Young's own recollection was that the final version "was put together over a period of several years. Sometimes I'd say [to myself] 'good song'. Then I'd say nobody could relate to a song like this." Young did play a completed version of the song at a gig in Montgomery - according to Jimmy Evans, Young's said his local performing venue was the Shady Grove club and stated, "it got a big reaction. I was very surprised and thought it just because it was a local known thing and that was why they liked it." When Young did approach a Hollywood-based music publisher in 1969 with Seven Bridges Road he was advised the song "wasn't commercial enough." Seven Bridges Road was not originally intended for inclusion on the Rock Salt & Nails album; in fact, Young states album producer Tommy LiPuma "didn't want me to record original songs.
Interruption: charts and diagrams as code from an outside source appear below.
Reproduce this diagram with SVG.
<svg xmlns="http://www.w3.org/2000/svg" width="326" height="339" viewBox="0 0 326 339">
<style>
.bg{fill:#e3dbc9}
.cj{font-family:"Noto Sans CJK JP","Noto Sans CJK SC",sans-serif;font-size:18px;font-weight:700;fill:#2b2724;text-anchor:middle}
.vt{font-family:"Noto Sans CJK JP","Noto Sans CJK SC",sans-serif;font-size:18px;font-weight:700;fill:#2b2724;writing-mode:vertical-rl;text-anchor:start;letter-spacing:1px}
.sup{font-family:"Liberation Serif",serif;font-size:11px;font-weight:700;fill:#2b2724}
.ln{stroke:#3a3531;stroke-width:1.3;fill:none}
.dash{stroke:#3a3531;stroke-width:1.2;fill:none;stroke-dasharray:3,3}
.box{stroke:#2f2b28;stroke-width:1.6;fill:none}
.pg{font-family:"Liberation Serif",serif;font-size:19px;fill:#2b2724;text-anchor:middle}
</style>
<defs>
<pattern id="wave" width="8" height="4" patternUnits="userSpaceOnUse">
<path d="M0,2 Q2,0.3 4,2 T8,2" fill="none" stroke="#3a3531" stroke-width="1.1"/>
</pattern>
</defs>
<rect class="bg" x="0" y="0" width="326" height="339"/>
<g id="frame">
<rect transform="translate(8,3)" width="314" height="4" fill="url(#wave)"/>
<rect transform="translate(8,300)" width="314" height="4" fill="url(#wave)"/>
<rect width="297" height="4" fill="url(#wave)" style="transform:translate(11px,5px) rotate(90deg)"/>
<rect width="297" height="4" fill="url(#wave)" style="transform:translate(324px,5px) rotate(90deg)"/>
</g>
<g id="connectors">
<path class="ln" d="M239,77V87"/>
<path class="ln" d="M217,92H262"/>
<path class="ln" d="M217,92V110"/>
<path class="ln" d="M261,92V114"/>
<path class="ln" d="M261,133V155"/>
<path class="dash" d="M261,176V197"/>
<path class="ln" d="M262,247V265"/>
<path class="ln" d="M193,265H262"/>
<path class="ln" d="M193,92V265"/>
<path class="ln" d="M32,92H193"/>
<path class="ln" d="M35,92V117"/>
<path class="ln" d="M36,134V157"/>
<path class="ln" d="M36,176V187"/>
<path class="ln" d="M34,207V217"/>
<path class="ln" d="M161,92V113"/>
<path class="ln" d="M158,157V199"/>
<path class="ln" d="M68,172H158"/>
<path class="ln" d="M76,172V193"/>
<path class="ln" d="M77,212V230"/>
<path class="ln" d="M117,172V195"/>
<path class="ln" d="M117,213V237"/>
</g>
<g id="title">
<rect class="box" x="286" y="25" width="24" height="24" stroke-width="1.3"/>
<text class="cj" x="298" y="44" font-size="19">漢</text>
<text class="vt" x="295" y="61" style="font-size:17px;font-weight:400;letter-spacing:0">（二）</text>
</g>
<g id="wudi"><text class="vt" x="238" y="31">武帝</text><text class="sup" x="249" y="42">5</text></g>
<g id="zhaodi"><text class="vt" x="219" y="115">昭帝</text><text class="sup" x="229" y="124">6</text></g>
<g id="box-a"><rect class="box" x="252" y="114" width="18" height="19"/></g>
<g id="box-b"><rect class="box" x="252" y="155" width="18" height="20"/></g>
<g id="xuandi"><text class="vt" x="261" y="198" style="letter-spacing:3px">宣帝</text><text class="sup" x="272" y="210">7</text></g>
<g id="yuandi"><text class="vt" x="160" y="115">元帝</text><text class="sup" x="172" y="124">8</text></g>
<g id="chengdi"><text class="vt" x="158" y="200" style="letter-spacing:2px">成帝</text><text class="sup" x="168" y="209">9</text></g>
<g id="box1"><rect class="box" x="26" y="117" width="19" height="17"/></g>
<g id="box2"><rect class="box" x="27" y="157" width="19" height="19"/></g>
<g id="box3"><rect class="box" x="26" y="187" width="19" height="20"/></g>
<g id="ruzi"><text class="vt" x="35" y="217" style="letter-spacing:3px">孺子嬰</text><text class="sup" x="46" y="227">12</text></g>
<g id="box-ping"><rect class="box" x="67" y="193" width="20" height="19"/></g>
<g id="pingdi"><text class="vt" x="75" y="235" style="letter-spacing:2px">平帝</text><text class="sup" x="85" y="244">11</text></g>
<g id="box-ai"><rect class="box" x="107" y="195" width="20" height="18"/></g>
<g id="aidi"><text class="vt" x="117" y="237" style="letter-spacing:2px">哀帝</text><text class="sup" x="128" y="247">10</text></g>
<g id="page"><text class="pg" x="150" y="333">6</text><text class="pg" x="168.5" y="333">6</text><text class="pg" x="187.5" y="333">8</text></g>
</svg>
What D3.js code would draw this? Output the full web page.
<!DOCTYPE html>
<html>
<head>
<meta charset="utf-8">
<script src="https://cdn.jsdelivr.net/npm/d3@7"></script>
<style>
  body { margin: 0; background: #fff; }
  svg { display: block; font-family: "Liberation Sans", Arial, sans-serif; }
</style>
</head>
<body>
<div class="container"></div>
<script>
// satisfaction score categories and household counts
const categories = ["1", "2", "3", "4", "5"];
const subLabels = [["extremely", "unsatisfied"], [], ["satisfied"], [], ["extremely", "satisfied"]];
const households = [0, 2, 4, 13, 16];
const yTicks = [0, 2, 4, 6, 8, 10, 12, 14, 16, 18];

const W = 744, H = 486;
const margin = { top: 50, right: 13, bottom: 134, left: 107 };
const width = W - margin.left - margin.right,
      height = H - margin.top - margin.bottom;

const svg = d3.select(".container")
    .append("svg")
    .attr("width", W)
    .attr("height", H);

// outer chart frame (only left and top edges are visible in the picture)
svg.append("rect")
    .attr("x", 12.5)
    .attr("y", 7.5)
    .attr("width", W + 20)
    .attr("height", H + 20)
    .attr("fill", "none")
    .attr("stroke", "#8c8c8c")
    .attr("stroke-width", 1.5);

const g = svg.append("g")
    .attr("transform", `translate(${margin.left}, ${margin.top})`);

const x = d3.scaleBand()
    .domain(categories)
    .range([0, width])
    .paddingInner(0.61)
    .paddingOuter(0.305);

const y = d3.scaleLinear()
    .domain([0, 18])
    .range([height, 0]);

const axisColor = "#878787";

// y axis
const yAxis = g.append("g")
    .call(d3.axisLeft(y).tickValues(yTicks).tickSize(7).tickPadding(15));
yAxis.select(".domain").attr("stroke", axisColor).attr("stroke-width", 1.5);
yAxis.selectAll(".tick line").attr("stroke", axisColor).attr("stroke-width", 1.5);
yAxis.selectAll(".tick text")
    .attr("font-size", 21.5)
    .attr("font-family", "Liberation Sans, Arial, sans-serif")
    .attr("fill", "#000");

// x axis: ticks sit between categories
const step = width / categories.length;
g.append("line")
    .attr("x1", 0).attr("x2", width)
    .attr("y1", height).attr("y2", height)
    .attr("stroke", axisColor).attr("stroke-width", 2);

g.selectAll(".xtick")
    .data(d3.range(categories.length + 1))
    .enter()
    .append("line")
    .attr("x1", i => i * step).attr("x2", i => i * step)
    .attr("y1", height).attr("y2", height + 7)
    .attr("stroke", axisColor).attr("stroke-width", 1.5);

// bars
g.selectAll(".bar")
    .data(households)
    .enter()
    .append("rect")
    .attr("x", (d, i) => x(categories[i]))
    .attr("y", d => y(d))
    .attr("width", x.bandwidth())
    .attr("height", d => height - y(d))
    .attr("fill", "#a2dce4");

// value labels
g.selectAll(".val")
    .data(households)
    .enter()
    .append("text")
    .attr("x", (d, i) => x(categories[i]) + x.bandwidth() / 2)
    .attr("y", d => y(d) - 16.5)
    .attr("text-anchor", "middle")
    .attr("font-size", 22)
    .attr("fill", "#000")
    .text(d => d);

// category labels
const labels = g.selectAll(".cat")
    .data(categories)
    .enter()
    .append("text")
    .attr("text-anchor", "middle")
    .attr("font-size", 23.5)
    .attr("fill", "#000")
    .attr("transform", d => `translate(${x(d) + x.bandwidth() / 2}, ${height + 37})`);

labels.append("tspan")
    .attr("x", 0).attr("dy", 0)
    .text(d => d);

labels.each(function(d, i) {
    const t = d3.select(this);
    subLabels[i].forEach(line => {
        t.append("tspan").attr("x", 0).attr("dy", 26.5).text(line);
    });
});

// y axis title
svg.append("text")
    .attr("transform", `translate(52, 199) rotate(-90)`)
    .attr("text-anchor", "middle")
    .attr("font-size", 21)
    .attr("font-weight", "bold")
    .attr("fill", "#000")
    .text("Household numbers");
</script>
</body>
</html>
He wanted me to be strictly a singer and interpreter of folk songs and country standards." However, in Young's words: "One day we ran out of songs to record [for Rock Salt & Nails] in the studio... I started playing Seven Bridges Road. LiPuma interjected: 'You know I don't want to hear original stuff.' But [guitarist] James Burton said, 'Hey, this song sounds good and it is ready, let's put it down... After it was recorded, LiPuma had to admit that, original or not, it was good." Subsequent to the song's introduction on A&M's 1969 Rock Salt & Nails, Young remade the song three more times: on his Reprise Records 1972 album entitled Seven Bridges Road and on his RCA Victor 1978 album No Place to Fall, as well as his 1981 reissue album for Rounder Records again entitled Seven Bridges Road; this 1981 album being a hybrid reissue/archival release, with five tracks from Young's '72 LP of the same name, with four outtakes from the original sessions as well as Young's last studio version of "Seven Bridges Road."
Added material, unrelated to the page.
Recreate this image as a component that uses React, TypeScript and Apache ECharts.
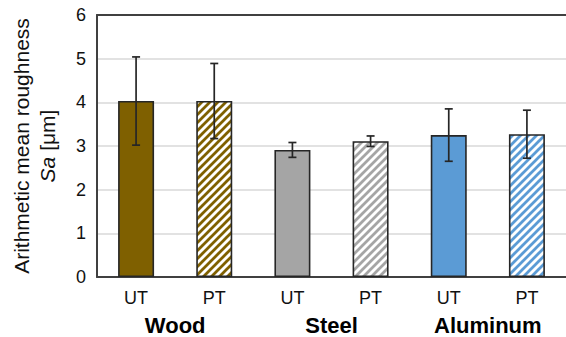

==Iain Matthews version/Eagles version==

"Seven Bridges Road" would have its highest profile incarnation due to a 1980 live recording by Eagles whose 4/4 time signature and close harmony vocal arrangement are borrowed from a recording made by Iain Matthews from his August 1973 album release Valley Hi. Matthews' album was recorded with producer Michael Nesmith at the latter's Countryside Ranch studio in North Hills, Los Angeles: Nesmith would recall of Matthews' recording of "Seven Bridges Road": "Ian and I put it together and [we] sang about six or seven part harmony on the thing, and I played acoustic. It turned out to be a beautiful record[ing]". On the similarity of the Eagles' later version, Nesmith would state: "Son of a gun if...Don [Henley] or somebody in the Eagles didn't lift [our] arrangement absolutely note for note for vocal harmony...If they can't think it up themselves [and] they've got to steal it from somebody else, better they should steal it...from me I guess." Matthews would recall that, in 1973, he and the members of the Eagles were acquainted through frequenting the Troubadour: "we were forever going back to somebody's house and playing music. Don Henley had a copy of 'Valley Hi' that he liked, so I've no doubt about that being where their version of the song came from."
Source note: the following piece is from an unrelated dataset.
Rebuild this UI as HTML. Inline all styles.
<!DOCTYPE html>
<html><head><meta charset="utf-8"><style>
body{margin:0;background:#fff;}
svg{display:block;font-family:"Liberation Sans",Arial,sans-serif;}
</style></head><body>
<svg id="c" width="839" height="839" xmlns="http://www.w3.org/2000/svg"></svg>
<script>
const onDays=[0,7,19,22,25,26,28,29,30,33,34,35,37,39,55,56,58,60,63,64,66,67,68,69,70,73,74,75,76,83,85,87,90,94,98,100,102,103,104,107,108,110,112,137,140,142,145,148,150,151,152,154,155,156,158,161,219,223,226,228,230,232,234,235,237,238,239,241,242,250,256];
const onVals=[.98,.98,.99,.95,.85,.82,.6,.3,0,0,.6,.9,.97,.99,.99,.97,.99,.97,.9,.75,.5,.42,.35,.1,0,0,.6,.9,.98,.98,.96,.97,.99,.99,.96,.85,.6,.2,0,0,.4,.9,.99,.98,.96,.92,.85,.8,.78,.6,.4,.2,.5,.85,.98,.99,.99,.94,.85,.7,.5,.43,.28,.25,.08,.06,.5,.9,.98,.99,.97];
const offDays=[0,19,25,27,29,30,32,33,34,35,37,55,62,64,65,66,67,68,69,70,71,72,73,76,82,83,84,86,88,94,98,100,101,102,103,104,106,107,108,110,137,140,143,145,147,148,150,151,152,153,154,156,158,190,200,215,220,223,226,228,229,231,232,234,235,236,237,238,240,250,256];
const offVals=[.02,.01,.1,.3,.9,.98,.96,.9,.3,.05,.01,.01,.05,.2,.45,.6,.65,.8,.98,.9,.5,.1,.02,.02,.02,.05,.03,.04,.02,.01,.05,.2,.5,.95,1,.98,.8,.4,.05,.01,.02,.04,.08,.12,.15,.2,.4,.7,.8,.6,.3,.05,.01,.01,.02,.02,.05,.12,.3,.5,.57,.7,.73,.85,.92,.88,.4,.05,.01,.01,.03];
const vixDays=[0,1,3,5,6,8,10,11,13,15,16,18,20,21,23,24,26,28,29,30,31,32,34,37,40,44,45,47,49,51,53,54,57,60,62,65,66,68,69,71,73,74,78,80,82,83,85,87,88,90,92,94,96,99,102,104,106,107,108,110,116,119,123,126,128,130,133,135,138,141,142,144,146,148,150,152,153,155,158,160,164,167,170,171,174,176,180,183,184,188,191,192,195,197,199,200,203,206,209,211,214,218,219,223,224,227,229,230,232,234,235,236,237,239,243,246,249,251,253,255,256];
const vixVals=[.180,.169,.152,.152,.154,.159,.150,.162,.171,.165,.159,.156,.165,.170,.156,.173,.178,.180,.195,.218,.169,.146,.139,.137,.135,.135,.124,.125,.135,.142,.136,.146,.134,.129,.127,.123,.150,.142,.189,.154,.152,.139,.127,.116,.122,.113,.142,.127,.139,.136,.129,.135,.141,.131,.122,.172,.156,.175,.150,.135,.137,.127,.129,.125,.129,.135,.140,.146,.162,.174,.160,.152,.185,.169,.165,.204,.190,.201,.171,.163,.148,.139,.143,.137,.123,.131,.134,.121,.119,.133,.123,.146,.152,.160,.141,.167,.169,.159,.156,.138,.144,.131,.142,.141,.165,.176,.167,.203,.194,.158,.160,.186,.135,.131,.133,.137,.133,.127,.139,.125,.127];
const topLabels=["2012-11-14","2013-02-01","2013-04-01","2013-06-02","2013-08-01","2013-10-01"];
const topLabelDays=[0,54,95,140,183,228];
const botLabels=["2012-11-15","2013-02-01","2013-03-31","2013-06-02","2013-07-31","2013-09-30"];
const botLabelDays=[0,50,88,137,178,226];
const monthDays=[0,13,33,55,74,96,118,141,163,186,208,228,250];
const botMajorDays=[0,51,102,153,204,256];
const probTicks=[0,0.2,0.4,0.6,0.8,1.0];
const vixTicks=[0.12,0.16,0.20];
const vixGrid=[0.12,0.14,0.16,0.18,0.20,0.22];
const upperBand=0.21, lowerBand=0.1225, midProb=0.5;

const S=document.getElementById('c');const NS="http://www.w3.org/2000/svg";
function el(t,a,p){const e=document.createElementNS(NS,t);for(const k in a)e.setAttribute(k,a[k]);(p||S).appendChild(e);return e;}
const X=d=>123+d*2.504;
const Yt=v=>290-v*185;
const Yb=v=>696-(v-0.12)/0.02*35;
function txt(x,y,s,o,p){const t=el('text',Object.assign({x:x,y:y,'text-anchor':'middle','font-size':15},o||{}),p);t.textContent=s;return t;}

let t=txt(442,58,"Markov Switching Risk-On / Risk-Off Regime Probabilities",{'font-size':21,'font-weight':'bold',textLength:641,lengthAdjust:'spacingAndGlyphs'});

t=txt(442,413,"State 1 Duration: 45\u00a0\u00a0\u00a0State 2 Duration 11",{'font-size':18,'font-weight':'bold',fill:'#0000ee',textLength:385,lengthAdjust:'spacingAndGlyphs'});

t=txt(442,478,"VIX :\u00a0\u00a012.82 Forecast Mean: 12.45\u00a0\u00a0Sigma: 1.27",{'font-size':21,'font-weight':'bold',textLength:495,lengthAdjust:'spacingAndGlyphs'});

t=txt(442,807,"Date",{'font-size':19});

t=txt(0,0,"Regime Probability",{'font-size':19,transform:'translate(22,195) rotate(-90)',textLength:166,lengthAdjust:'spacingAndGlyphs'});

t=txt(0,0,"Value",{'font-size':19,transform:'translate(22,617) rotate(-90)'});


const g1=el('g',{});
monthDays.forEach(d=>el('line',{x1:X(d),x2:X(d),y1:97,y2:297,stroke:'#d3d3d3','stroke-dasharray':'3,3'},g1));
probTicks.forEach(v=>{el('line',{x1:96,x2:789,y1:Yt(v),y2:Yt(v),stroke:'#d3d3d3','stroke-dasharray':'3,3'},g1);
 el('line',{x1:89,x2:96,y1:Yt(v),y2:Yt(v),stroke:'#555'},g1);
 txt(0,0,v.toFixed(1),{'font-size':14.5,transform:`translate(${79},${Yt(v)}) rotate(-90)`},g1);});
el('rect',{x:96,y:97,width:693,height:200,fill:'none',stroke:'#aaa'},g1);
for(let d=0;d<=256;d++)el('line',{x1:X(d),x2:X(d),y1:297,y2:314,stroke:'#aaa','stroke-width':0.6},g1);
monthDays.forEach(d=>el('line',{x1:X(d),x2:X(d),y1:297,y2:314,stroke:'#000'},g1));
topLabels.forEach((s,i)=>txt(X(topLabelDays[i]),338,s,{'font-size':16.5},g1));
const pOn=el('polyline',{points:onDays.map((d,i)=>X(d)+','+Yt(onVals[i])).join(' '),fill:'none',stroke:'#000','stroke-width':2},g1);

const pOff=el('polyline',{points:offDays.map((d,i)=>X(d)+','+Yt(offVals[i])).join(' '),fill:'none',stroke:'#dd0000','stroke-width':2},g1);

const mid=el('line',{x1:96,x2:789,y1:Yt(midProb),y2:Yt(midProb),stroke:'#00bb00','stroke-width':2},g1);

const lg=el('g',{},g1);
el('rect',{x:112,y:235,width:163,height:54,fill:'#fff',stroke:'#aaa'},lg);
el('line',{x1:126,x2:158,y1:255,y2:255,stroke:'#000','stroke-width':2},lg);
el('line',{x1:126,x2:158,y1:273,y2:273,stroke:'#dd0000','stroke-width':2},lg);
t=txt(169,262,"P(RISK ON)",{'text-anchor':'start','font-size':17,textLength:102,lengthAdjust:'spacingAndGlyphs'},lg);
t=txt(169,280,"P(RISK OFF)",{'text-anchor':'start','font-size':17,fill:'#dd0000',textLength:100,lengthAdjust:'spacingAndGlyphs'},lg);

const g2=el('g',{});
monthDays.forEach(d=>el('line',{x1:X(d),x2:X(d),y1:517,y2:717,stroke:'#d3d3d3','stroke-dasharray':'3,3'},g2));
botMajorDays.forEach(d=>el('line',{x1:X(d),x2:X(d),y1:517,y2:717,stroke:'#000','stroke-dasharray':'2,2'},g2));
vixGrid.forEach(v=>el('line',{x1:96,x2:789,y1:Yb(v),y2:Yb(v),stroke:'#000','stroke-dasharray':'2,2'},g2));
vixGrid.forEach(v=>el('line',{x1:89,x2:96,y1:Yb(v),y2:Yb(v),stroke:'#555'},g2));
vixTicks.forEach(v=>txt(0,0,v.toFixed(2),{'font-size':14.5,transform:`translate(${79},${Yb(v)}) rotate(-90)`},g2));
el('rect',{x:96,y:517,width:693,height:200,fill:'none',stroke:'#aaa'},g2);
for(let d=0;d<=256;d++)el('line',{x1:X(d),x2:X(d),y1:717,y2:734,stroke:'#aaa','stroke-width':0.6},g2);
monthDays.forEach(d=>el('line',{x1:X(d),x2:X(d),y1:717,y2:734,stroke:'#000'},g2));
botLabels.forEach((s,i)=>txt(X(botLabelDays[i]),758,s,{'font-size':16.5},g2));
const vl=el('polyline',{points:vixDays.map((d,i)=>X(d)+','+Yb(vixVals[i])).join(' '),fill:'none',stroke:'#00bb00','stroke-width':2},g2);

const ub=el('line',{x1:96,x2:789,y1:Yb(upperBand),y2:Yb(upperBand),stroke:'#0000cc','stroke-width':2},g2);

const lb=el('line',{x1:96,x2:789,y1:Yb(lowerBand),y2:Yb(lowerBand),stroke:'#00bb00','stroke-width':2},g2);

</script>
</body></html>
Eagles recorded "Seven Bridges Road" for their Eagles Live concert album. According to band member Don Felder, when Eagles first began playing stadiums the group would warm up pre-concert by singing "Seven Bridges Road" in a locker room shower area. Afterwards, each concert would then open with the group's five members singing "Seven Bridges Road" a capella into a single microphone. Felder recalls that it "blew [the audience] away. It was always a vocally unifying moment, all five voices coming together in harmony." Following the release of the Hotel California album, that set's title cut replaced "Seven Bridges Road" as the Eagles' concert opener, and according to Felder, the band "rarely even bothered to rehearse with it in the shower of the dressing room anymore." The song was restored to the set list for the Eagles' tour prior to the band's 31 July 1980 breakup with the band's performance of the song at their 28 July 1980 concert at the Santa Monica Civic Auditorium, which was recorded for the Eagles Live album released in November 1980. They issued it as a single, with "The Long Run (live)" as its B-side; the song reached No. 21 on the U.S. Billboard Hot 100 becoming the group's final Top 40 hit until "Get Over It" by the reunited band in 1994. "Seven Bridges Road" also became the third Eagles' single to appear on the Billboard C&W chart, reaching No. 55 there. At the time the Eagles charted with "Seven Bridges Road" the song's composer Steve Young commented, "I didn't like the Eagles' version at first. I thought it was too bluegrassy, too gospel. But the more I hear it, the better it sounds."

==Ricochet version==

Ricochet, who had been performing "Seven Bridges Road" in concert, recorded the song in 1998 in the sessions for the intended album release What a Ride. After two advance singles from What a Ride: "Honky Tonk Baby" and "Can't Stop Thinkin' 'Bout That," had fallen short of the Top 40 of the C&W chart, the track "Seven Bridges Road" was sent to C&W radio 19 April 1999. The track's sepia tone promo video - filmed on Woodley Road on 22–23 March 1999 and mostly comprising footage of trysting couples shown at various times during the 20th century - received strong support from CMT: however the track itself only rose to No. 48 on the C&W chart, and the release of its parent What a Ride album - intended for July 1999 - was canceled. "Seven Bridges Road" was ultimately included on Ricochet's 2000 album release, What You Leave Behind, with the track serving as B-side of that album's first single, "Do I Love You Enough". "Seven Bridges Road" is performed live by Ricochet on the band's 2004 concert album The Live Album.